Pronounced /sɜːkəmˈbɛndɪbəs/Help with pronunciation

We have bendy buses in some of our major cities these days, double-length monsters with a flexible connection in the middle. But it was a taxi that last transported me on a circumbendibus, an expensive one. The word was created in the late seventeenth century as humorous fake Latin — meaning a roundabout process or method, a twist or turn or circumlocution — from circum-, around, plus English bend, plus the Latin ending -ibus (which, neatly bringing us all full circle, is also the ending of omnibus and so is the source of bus).

An example from the eighteenth century is in Oliver Goldsmith’s play She Stoops to Conquer: “I first took them down Feather-bed Lane, where we stuck fast in the mud. I then rattled them crack over the stones of Up-and-down Hill. I then introduced them to the gibbet on Heavy-tree Heath; and from that, with a circumbendibus, I fairly lodged them in the horse-pond at the bottom of the garden.”

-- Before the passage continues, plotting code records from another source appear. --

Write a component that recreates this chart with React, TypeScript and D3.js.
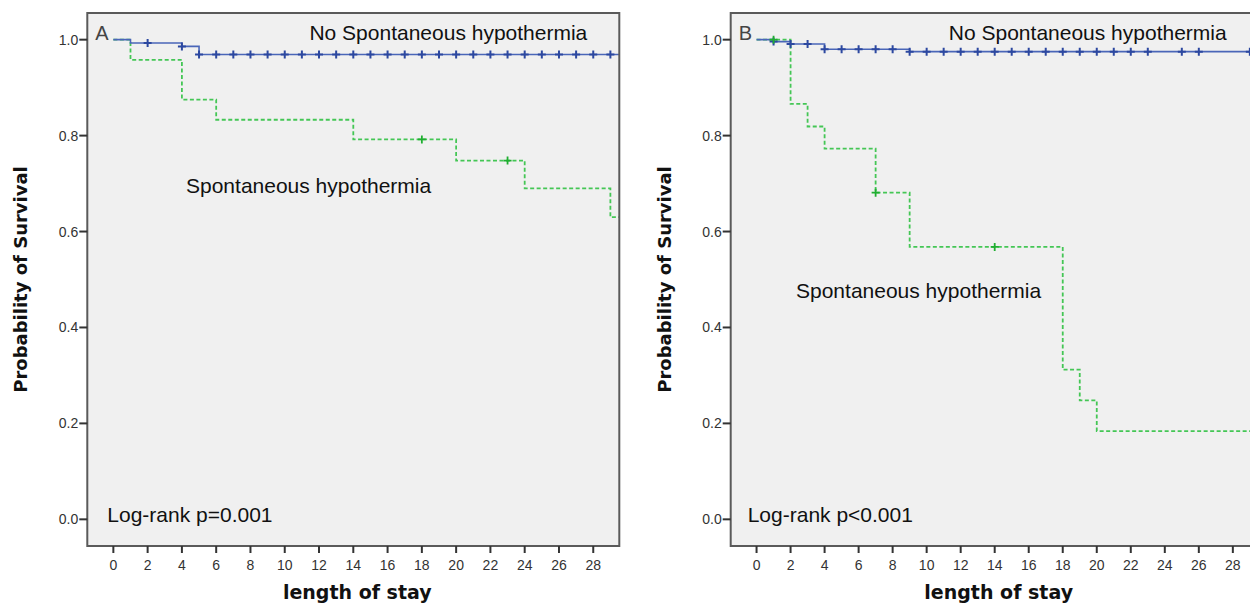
import React from "react";
import * as d3 from "d3";

// ---------- data ----------
const xTicks = [0, 2, 4, 6, 8, 10, 12, 14, 16, 18, 20, 22, 24, 26, 28];
const yTicks = [0, 0.2, 0.4, 0.6, 0.8, 1.0];

// Panel A
const aNoTimes = [0, 1, 4, 5];
const aNoSurv = [1.0, 0.993, 0.986, 0.969];
const aNoCensor = [2, 4, 5, 6, 7, 8, 9, 10, 11, 12, 13, 14, 15, 16, 17, 18, 19, 20, 21, 22, 23, 24, 25, 26, 27, 28, 29];
const aHypTimes = [0, 1, 4, 6, 14, 20, 24, 29];
const aHypSurv = [1.0, 0.958, 0.875, 0.833, 0.792, 0.748, 0.69, 0.63];
const aHypCensor = [18, 23];

// Panel B
const bNoTimes = [0, 1, 2, 4, 9];
const bNoSurv = [1.0, 0.996, 0.991, 0.98, 0.975];
const bNoCensor = [1, 2, 3, 4, 5, 6, 7, 8, 9, 10, 11, 12, 13, 14, 15, 16, 17, 18, 19, 20, 21, 22, 23, 25, 26, 29];
const bHypTimes = [0, 2, 3, 4, 7, 9, 18, 19, 20];
const bHypSurv = [1.0, 0.866, 0.819, 0.773, 0.681, 0.568, 0.312, 0.248, 0.184];
const bHypCensor = [1, 7, 14];

const panelLabels = ["A", "B"];
const pValues = ["Log-rank p=0.001", "Log-rank p<0.001"];

const X_DOMAIN: [number, number] = [-1.52, 29.52];
const Y_DOMAIN: [number, number] = [-0.0556, 1.0556];

const BLUE = "#4a66b8";
const BLUE_DARK = "#2c48a0";
const GREEN = "#44c655";
const GREEN_DARK = "#1fae30";

function survAt(times: number[], surv: number[], t: number) {
  let s = surv[0];
  for (let i = 0; i < times.length; i++) if (times[i] <= t) s = surv[i];
  return s;
}

type PanelProps = {
  left: number;
  width: number;
  label: string;
  pText: string;
  pX: number;
  noTimes: number[];
  noSurv: number[];
  noCensor: number[];
  hypTimes: number[];
  hypSurv: number[];
  hypCensor: number[];
  hypLabel: [number, number];
  id: string;
};

function Panel(p: PanelProps) {
  const top = 13;
  const bottom = 546;
  const x = d3.scaleLinear().domain(X_DOMAIN).range([p.left, p.left + p.width]);
  const y = d3.scaleLinear().domain(Y_DOMAIN).range([bottom, top]);
  const line = d3
    .line<[number, number]>()
    .x((d) => x(d[0]))
    .y((d) => y(d[1]))
    .curve(d3.curveStepAfter);
  const pts = (times: number[], surv: number[]): [number, number][] => {
    const arr: [number, number][] = times.map((t, i) => [t, surv[i]]);
    arr.push([X_DOMAIN[1], surv[surv.length - 1]]);
    return arr;
  };
  const cross = (t: number, s: number, r: number) => {
    const cx = x(t);
    const cy = y(s);
    return `M${cx - r},${cy}H${cx + r}M${cx},${cy - r}V${cy + r}`;
  };
  const sans = "'Liberation Sans', Arial, sans-serif";
  const bold = "'DejaVu Sans', Verdana, sans-serif";
  const midX = x(14);
  return (
    <g>
      <defs>
        <clipPath id={p.id}>
          <rect x={p.left} y={top} width={p.width} height={bottom - top} />
        </clipPath>
      </defs>
      <rect x={p.left} y={top} width={p.width} height={bottom - top} fill="#f0f0f0" />
      <g clipPath={`url(#${p.id})`}>
        <path d={line(pts(p.hypTimes, p.hypSurv)) || ""} fill="none" stroke={GREEN} strokeWidth={1.8} strokeDasharray="4,2.5" />
        <path d={line(pts(p.noTimes, p.noSurv)) || ""} fill="none" stroke={BLUE} strokeWidth={1.6} />
        {p.noCensor.map((t, i) => (
          <path key={"nc" + i} d={cross(t, survAt(p.noTimes, p.noSurv, t), 4)} stroke={BLUE_DARK} strokeWidth={2} fill="none" />
        ))}
        {p.hypCensor.map((t, i) => (
          <path key={"hc" + i} d={cross(t, survAt(p.hypTimes, p.hypSurv, t), 4)} stroke={GREEN_DARK} strokeWidth={1.8} fill="none" />
        ))}
      </g>
      <rect x={p.left} y={top} width={p.width} height={bottom - top} fill="none" stroke="#5a5a5a" strokeWidth={2} />
      {/* y axis */}
      {yTicks.map((v) => (
        <g key={"y" + v}>
          <line x1={p.left - 8} x2={p.left} y1={y(v)} y2={y(v)} stroke="#333" strokeWidth={2} />
          <text x={p.left - 9} y={y(v) + 5} textAnchor="end" fontFamily={sans} fontSize={14} fill="#333">
            {v.toFixed(1)}
          </text>
        </g>
      ))}
      {/* x axis */}
      {xTicks.map((v) => (
        <g key={"x" + v}>
          <line x1={x(v)} x2={x(v)} y1={bottom} y2={bottom + 7} stroke="#333" strokeWidth={2} />
          <text x={x(v)} y={bottom + 23.5} textAnchor="middle" fontFamily={sans} fontSize={14} fill="#333">
            {v}
          </text>
        </g>
      ))}
      <text x={midX + 4} y={599} textAnchor="middle" fontFamily={bold} fontWeight="bold" fontSize={19} fill="#111">
        length of stay
      </text>
      <text
        transform={`translate(${p.left - 60},${y(0.5)}) rotate(-90)`}
        textAnchor="middle"
        fontFamily={bold}
        fontWeight="bold"
        fontSize={18}
        fill="#111"
      >
        Probability of Survival
      </text>
      <text x={p.left + 8} y={40} fontFamily={sans} fontSize={20} fill="#444">
        {p.label}
      </text>
      <text x={p.left + p.width - 32} y={39.5} textAnchor="end" fontFamily={sans} fontSize={21} fill="#111">
        No Spontaneous hypothermia
      </text>
      <text x={p.hypLabel[0]} y={p.hypLabel[1]} fontFamily={sans} fontSize={21} fill="#111">
        Spontaneous hypothermia
      </text>
      <text x={p.left + p.pX} y={521.5} fontFamily={sans} fontSize={21} fill="#111">
        {p.pText}
      </text>
    </g>
  );
}

export default function App() {
  return (
    <svg
      width={1250}
      height={606}
      style={{ position: "absolute", left: 0, top: 0, background: "#fff" }}
    >
      <rect x={0} y={0} width={1250} height={606} fill="#fff" />
      <Panel
        id="clipA"
        left={87.3}
        width={532}
        label={panelLabels[0]}
        pText={pValues[0]}
        pX={20}
        noTimes={aNoTimes}
        noSurv={aNoSurv}
        noCensor={aNoCensor}
        hypTimes={aHypTimes}
        hypSurv={aHypSurv}
        hypCensor={aHypCensor}
        hypLabel={[186, 193]}
      />
      <Panel
        id="clipB"
        left={730.7}
        width={528}
        label={panelLabels[1]}
        pText={pValues[1]}
        pX={17}
        noTimes={bNoTimes}
        noSurv={bNoSurv}
        noCensor={bNoCensor}
        hypTimes={bHypTimes}
        hypSurv={bHypSurv}
        hypCensor={bHypCensor}
        hypLabel={[796, 297.5]}
      />
    </svg>
  );
}
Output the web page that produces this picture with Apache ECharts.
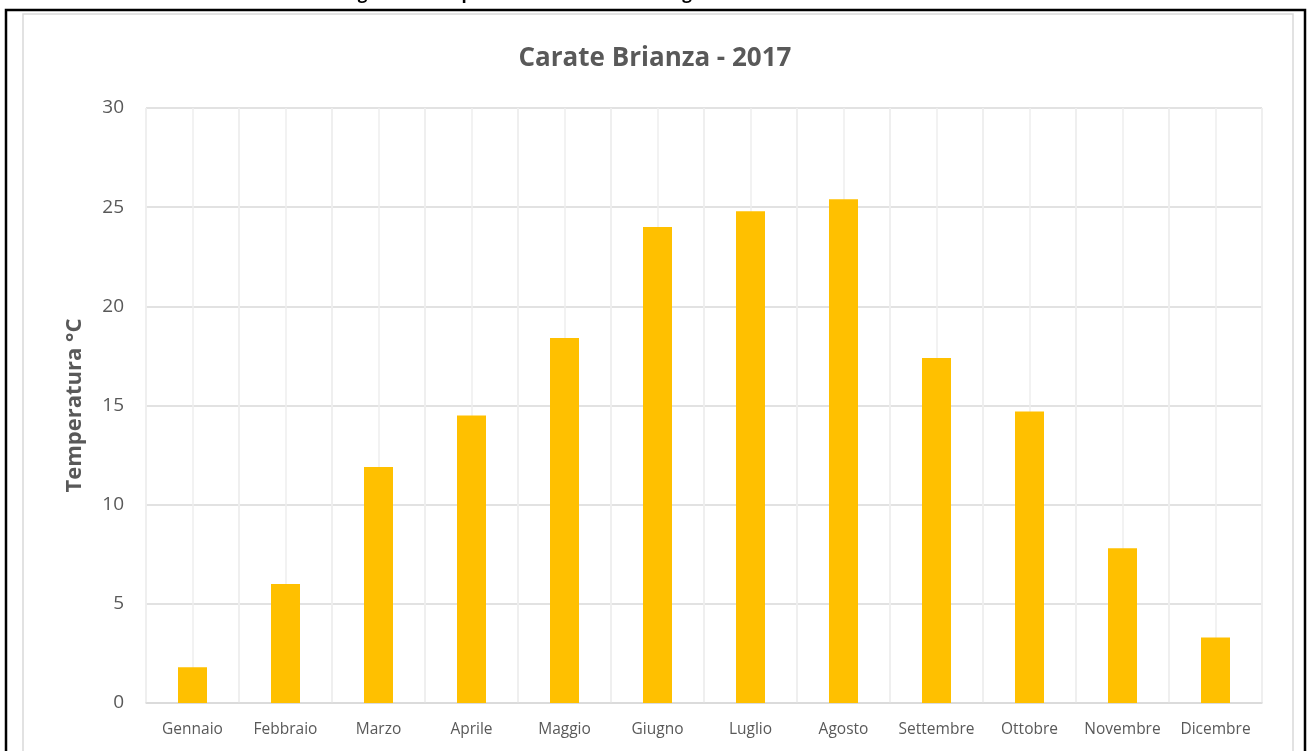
<!DOCTYPE html>
<html>
<head>
<meta charset="utf-8">
<script src="https://cdn.jsdelivr.net/npm/echarts@6/dist/echarts.min.js"></script>
<style>
html,body{margin:0;padding:0;background:#fff;}
#chart{width:1310px;height:751px;}
</style>
</head>
<body>
<div id="chart"></div>
<script>
// mesi e temperature medie (°C)
var mesi = ["Gennaio","Febbraio","Marzo","Aprile","Maggio","Giugno","Luglio","Agosto","Settembre","Ottobre","Novembre","Dicembre"];
var temperature = [1.8, 6.0, 11.9, 14.5, 18.4, 24.0, 24.8, 25.4, 17.4, 14.7, 7.8, 3.3];
var titolo = "Carate Brianza - 2017";
var didascalia = "Figura 1 - Temperature medie mensili registrate a Carate Brianza nel 2017";

var fontFam = "'Open Sans', 'Liberation Sans', sans-serif";
var myChart = echarts.init(document.getElementById("chart"));

var option = {
	animation: false,
	backgroundColor: "#fff",
	title: {
		text: titolo,
		left: "center",
		top: 41,
		textStyle: {color: "#595959", fontSize: 26, fontWeight: "bold", fontFamily: fontFam}
	},
	graphic: [
		{type: "rect", shape: {x: 23, y: 14, width: 1270, height: 760}, style: {fill: "none", stroke: "#d9d9d9", lineWidth: 1.5}, z: 0},
		{type: "rect", shape: {x: 6, y: 10, width: 1299, height: 770}, style: {fill: "none", stroke: "#000", lineWidth: 2.5}, z: 0},
		{type: "text", left: "center", top: -14, style: {text: didascalia, fill: "#000", font: "bold 17px " + fontFam}, z: 0}
	],
	grid: {left: 146, right: 48, top: 108, bottom: 48},
	xAxis: [{
		type: "category",
		data: mesi,
		axisLine: {lineStyle: {color: "#d9d9d9", width: 1.5}},
		axisTick: {show: false},
		axisLabel: {color: "#595959", fontSize: 15.5, fontFamily: fontFam, margin: 19, interval: 0},
		splitLine: {show: true, lineStyle: {color: "#eeeeee", width: 1.5}}
	},{
		// linee secondarie al centro di ogni mese
		type: "value",
		min: 0, max: 24, interval: 1,
		show: true,
		axisLine: {show: false}, axisTick: {show: false}, axisLabel: {show: false},
		splitLine: {show: true, lineStyle: {color: "#eeeeee", width: 1.5}}
	}],
	yAxis: {
		type: "value",
		min: 0, max: 30, interval: 5,
		name: "Temperatura °C",
		nameLocation: "middle",
		nameGap: 60,
		nameTextStyle: {color: "#595959", fontSize: 22, fontWeight: "bold", fontFamily: fontFam},
		axisLine: {show: false},
		axisTick: {show: false},
		axisLabel: {color: "#595959", fontSize: 19, fontFamily: fontFam, margin: 22},
		splitLine: {lineStyle: {color: "#d9d9d9", width: 1.5}}
	},
	series: [{
		type: "bar",
		data: temperature,
		barWidth: 29,
		itemStyle: {color: "#FFC000"},
		z: 3
	}]
};
myChart.setOption(option);
</script>
</body>
</html>
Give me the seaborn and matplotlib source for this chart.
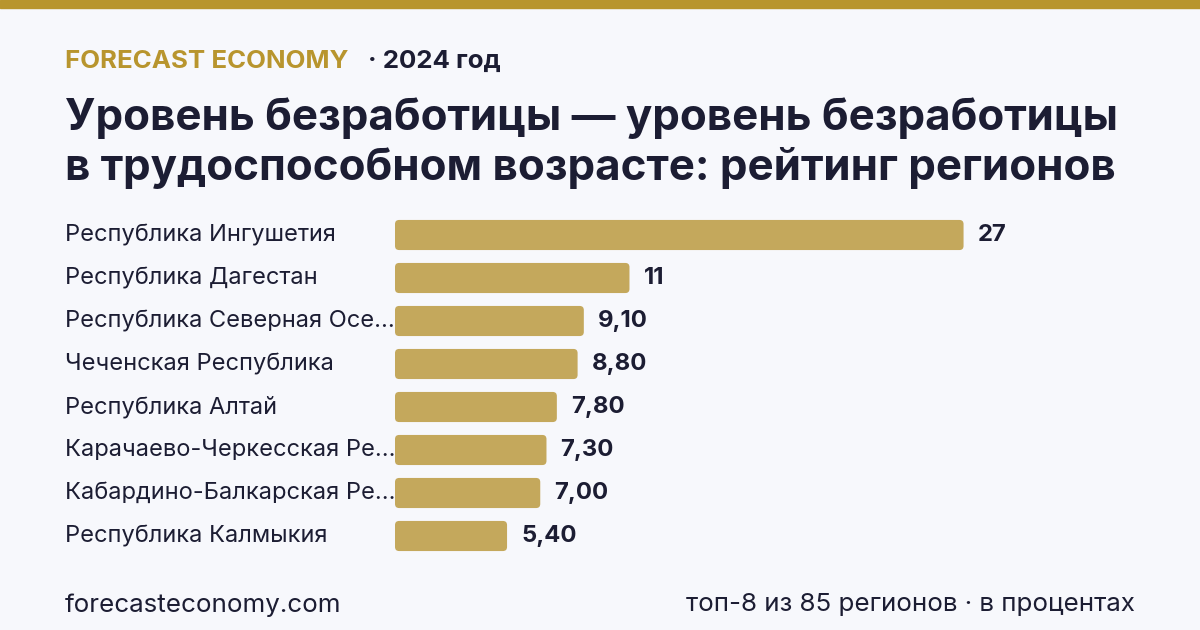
import matplotlib
matplotlib.use('Agg')
import matplotlib.pyplot as plt
import matplotlib.transforms as mtransforms
from matplotlib.patches import FancyBboxPatch
import seaborn as sns
import pandas as pd

# данные
regions = [
    'Республика Ингушетия',
    'Республика Дагестан',
    'Республика Северная Осе...',
    'Чеченская Республика',
    'Республика Алтай',
    'Карачаево-Черкесская Ре...',
    'Кабардино-Балкарская Ре...',
    'Республика Калмыкия',
]
values = [27.4, 11.3, 9.10, 8.80, 7.80, 7.30, 7.00, 5.40]

brand = 'FORECAST ECONOMY'
year_text = '· 2024 год'
title_lines = ['Уровень безработицы — уровень безработицы',
               'в трудоспособном возрасте: рейтинг регионов']
footer_left = 'forecasteconomy.com'
footer_right = 'топ-8 из 85 регионов · в процентах'

BG = '#f7f8fc'
GOLD = '#b8952e'
BAR = '#c4a85c'
DARK = '#1c1d33'

sns.set_style('white')
plt.rcParams['font.family'] = ['Inter', 'DejaVu Sans']

df = pd.DataFrame({'region': regions, 'value': values})

fig = plt.figure(figsize=(12, 6.3), dpi=100, facecolor=BG)
W, H = 1200, 630

def fx(px):
    return px / W

def fy(py):
    return 1 - py / H

# верхняя полоса
fig.patches.append(plt.Rectangle((0, fy(8)), 1, 8 / H, transform=fig.transFigure,
                                 color=GOLD, zorder=0))

ax = fig.add_axes([fx(395), fy(557.5), fx(740), 344 / H])
ax.set_facecolor(BG)
sns.barplot(data=df, x='value', y='region', color=BAR, width=0.7, ax=ax,
            saturation=1, orient='h')
ax.set_xlim(0, 740 / 20.75)
ax.set_ylim(7.5, -0.5)

# закруглённые бары
for p in list(ax.patches):
    x0, y0 = p.get_x(), p.get_y()
    w, h = p.get_width(), p.get_height()
    p.remove()
    rb = FancyBboxPatch((x0, y0), w, h,
                        boxstyle='round,pad=0,rounding_size=0.2',
                        mutation_aspect=0.48, facecolor=BAR, edgecolor='none')
    ax.add_patch(rb)

for i, v in enumerate(values):
    lab = f'{v:.0f}' if v >= 10 else f'{v:.2f}'.replace('.', ',')
    ax.text(v + 14 / 20.75, i, lab, va='center', ha='left', fontsize=17.2,
            fontweight='bold', color=DARK)

ax.set_xticks([])
ax.set_yticks([])
ax.set_xlabel('')
ax.set_ylabel('')
sns.despine(ax=ax, left=True, bottom=True)

tr = mtransforms.blended_transform_factory(fig.transFigure, ax.transData)
for i, r in enumerate(regions):
    ax.text(fx(65), i, r, transform=tr, va='center', ha='left', fontsize=17,
            color=DARK)

fig.text(fx(65), fy(61), brand, fontsize=18.6, fontweight='bold', color=GOLD,
         va='center', ha='left')
fig.text(fx(368), fy(61), year_text, fontsize=18.6, fontweight='bold', color=DARK,
         va='center', ha='left')
fig.text(fx(65), fy(118), title_lines[0], fontsize=31.6, fontweight='bold',
         color=DARK, va='center', ha='left')
fig.text(fx(65), fy(168), title_lines[1], fontsize=31.6, fontweight='bold',
         color=DARK, va='center', ha='left')

fig.text(fx(65), fy(605), footer_left, fontsize=18.7, color=DARK,
         va='center', ha='left')
fig.text(fx(1135), fy(605), footer_right, fontsize=18.7, color=DARK,
         va='center', ha='right')

fig.savefig('out.png', dpi=100, facecolor=BG)
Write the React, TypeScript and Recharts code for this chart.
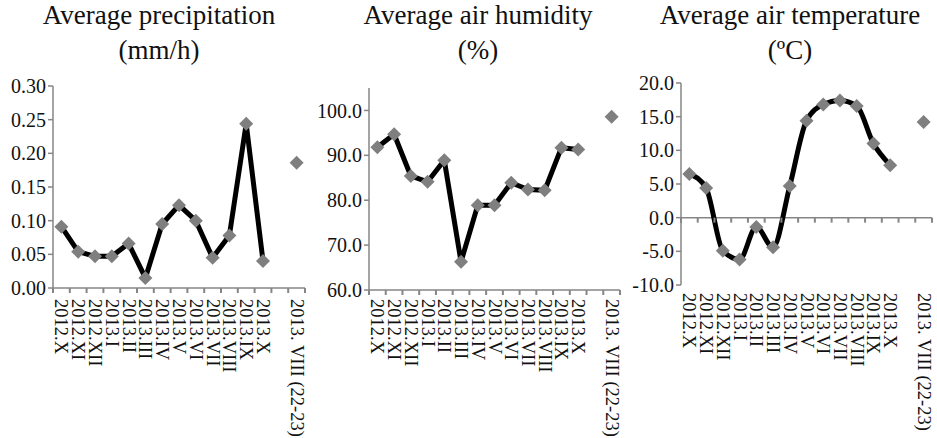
import { ComposedChart, Line, XAxis, YAxis, ReferenceLine } from "recharts";

const categories = [
  "2012.X",
  "2012.XI",
  "2012.XII",
  "2013.I",
  "2013.II",
  "2013.III",
  "2013.IV",
  "2013.V",
  "2013.VI",
  "2013.VII",
  "2013.VIII",
  "2013.IX",
  "2013.X",
  "",
  "2013. VIII (22-23)",
];

const precipitation = [0.091, 0.054, 0.047, 0.047, 0.066, 0.015, 0.095, 0.123, 0.1, 0.045, 0.078, 0.244, 0.04, null, 0.186];
const humidity = [91.8, 94.7, 85.4, 84.1, 88.9, 66.3, 78.9, 78.9, 83.9, 82.4, 82.2, 91.7, 91.3, null, 98.6];
const temperature = [6.5, 4.4, -4.9, -6.2, -1.4, -4.4, 4.7, 14.4, 16.8, 17.4, 16.6, 11.0, 7.8, null, 14.2];

const precipTicks = [0, 0.05, 0.1, 0.15, 0.2, 0.25, 0.3];
const humidityTicks = [60, 70, 80, 90, 100];
const tempTicks = [-10, -5, 0, 5, 10, 15, 20];

// category boundaries (tick marks) and centres (labels)
const bounds = categories.map((_, i) => i).concat([categories.length]);
const centres = categories.map((_, i) => i + 0.5);

const FONT = "'Liberation Serif', 'Times New Roman', serif";
const AXIS = "#868686";
const MARK = "#7f7f7f";
const H = 378;

const rows = (vals: (number | null)[]) => vals.map((v, i) => ({ pos: i + 0.5, v }));
const tickRows = (base: number) => bounds.map((b) => ({ pos: b, v: base }));

const Diamond = (p: any) => {
  const { cx, cy, payload } = p;
  if (payload == null || payload.v == null || cx == null || cy == null) return null;
  const r = 7;
  return (
    <path
      key={`d-${cx}`}
      d={`M${cx},${cy - r} L${cx + r},${cy} L${cx},${cy + r} L${cx - r},${cy} Z`}
      fill={MARK}
    />
  );
};

// small downward tick mark on the category axis
const TickMark = (p: any) => {
  const { cx, cy } = p;
  if (cx == null || cy == null) return null;
  return <line key={`t-${cx}`} x1={cx} y1={cy} x2={cx} y2={cy + 5} stroke={AXIS} strokeWidth={2} />;
};

const LabelTick = (p: any) => {
  const { x, y, payload } = p;
  const name = categories[Math.floor(payload.value)] ?? "";
  return (
    <text
      transform={`translate(${x},${y}) rotate(90)`}
      textAnchor="start"
      dominantBaseline="central"
      fontSize={18.5}
      fontFamily={FONT}
      fill="#111"
    >
      {name}
    </text>
  );
};

const yTick = { fill: "#111", fontSize: 20, fontFamily: FONT };

function Title({ lines, cx }: { lines: string[]; cx: number }) {
  return (
    <div
      style={{
        position: "absolute",
        left: cx - 160,
        top: -2,
        width: 320,
        textAlign: "center",
        fontFamily: FONT,
        fontSize: 27,
        lineHeight: "35px",
        color: "#111",
      }}
    >
      {lines.map((l) => (
        <div key={l}>{l}</div>
      ))}
    </div>
  );
}

function Panel({
  values,
  domain,
  ticks,
  decimals,
  yWidth,
  width,
  top,
  right,
  labelGap,
  axisAt,
  curve,
}: {
  values: (number | null)[];
  domain: [number, number];
  ticks: number[];
  decimals: number;
  yWidth: number;
  width: number;
  top: number;
  right: number;
  labelGap: number;
  axisAt: number;
  curve: "linear" | "monotone";
}) {
  const atBottom = axisAt === domain[0];
  return (
    <ComposedChart width={width} height={H} data={rows(values)} margin={{ top, right, left: 0, bottom: 0 }}>
      <XAxis
        type="number"
        dataKey="pos"
        domain={[0, 15]}
        ticks={centres}
        interval={0}
        axisLine={atBottom ? { stroke: AXIS, strokeWidth: 1.5 } : false}
        tickLine={false}
        tickSize={0}
        tickMargin={labelGap}
        height={H - top - 202}
        tick={LabelTick}
      />
      <YAxis
        domain={domain}
        ticks={ticks}
        interval={0}
        tickFormatter={(v: number) => v.toFixed(decimals)}
        width={yWidth}
        tickSize={5}
        tickMargin={2}
        tick={yTick}
        stroke={AXIS}
        strokeWidth={1.5}
      />
      {!atBottom && <ReferenceLine y={axisAt} stroke={AXIS} strokeWidth={1.5} />}
      <Line
        data={tickRows(axisAt)}
        dataKey="v"
        stroke="transparent"
        dot={TickMark}
        activeDot={false}
        isAnimationActive={false}
      />
      <Line
        dataKey="v"
        type={curve}
        stroke="#000"
        strokeWidth={5}
        strokeLinejoin="round"
        dot={Diamond}
        activeDot={false}
        isAnimationActive={false}
      />
    </ComposedChart>
  );
}

export default function App() {
  return (
    <div style={{ position: "absolute", left: 0, top: 0, width: 937, height: 438, background: "#fff", overflow: "hidden" }}>
      <Title lines={["Average precipitation", "(mm/h)"]} cx={159} />
      <Title lines={["Average air humidity", "(%)"]} cx={478} />
      <Title lines={["Average air temperature", "(ºC)"]} cx={790} />
      <div style={{ position: "absolute", left: 0, top: 60 }}>
        <Panel
          values={precipitation}
          domain={[0, 0.3]}
          ticks={precipTicks}
          decimals={2}
          yWidth={53}
          width={312}
          top={26}
          right={7}
          labelGap={11}
          axisAt={0}
          curve="linear"
        />
      </div>
      <div style={{ position: "absolute", left: 312, top: 60 }}>
        <Panel
          values={humidity}
          domain={[60, 105]}
          ticks={humidityTicks}
          decimals={1}
          yWidth={57}
          width={312}
          top={28}
          right={4}
          labelGap={9}
          axisAt={60}
          curve="linear"
        />
      </div>
      <div style={{ position: "absolute", left: 624, top: 60 }}>
        <Panel
          values={temperature}
          domain={[-10, 20]}
          ticks={tempTicks}
          decimals={1}
          yWidth={57}
          width={313}
          top={23}
          right={5}
          labelGap={8}
          axisAt={0}
          curve="monotone"
        />
      </div>
    </div>
  );
}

Sir Walter Scott had fun with it, putting these words into the mouth of one of his characters:

But without further tyranny over my readers, or display of the extent of my own reading, I shall content myself with borrowing a single incident from the memorable hunting at Lude, commemorated in the ingenious Mr. Gunn’s essay on the Caledonian Harp, and so proceed in my story with all the brevity that my natural style of composition, partaking of what scholars call the periphrastic and ambagitory, and the vulgar the circumbendibus, will permit me.

Waverley, by Sir Walter Scott, 1814. He seems to have invented that word ambagitory, with the same meaning, and used it in another of his novels, Woodstock.

Circumbendibus has never quite vanished, a few modern authors loving the sound of it enough to risk perplexing their readers.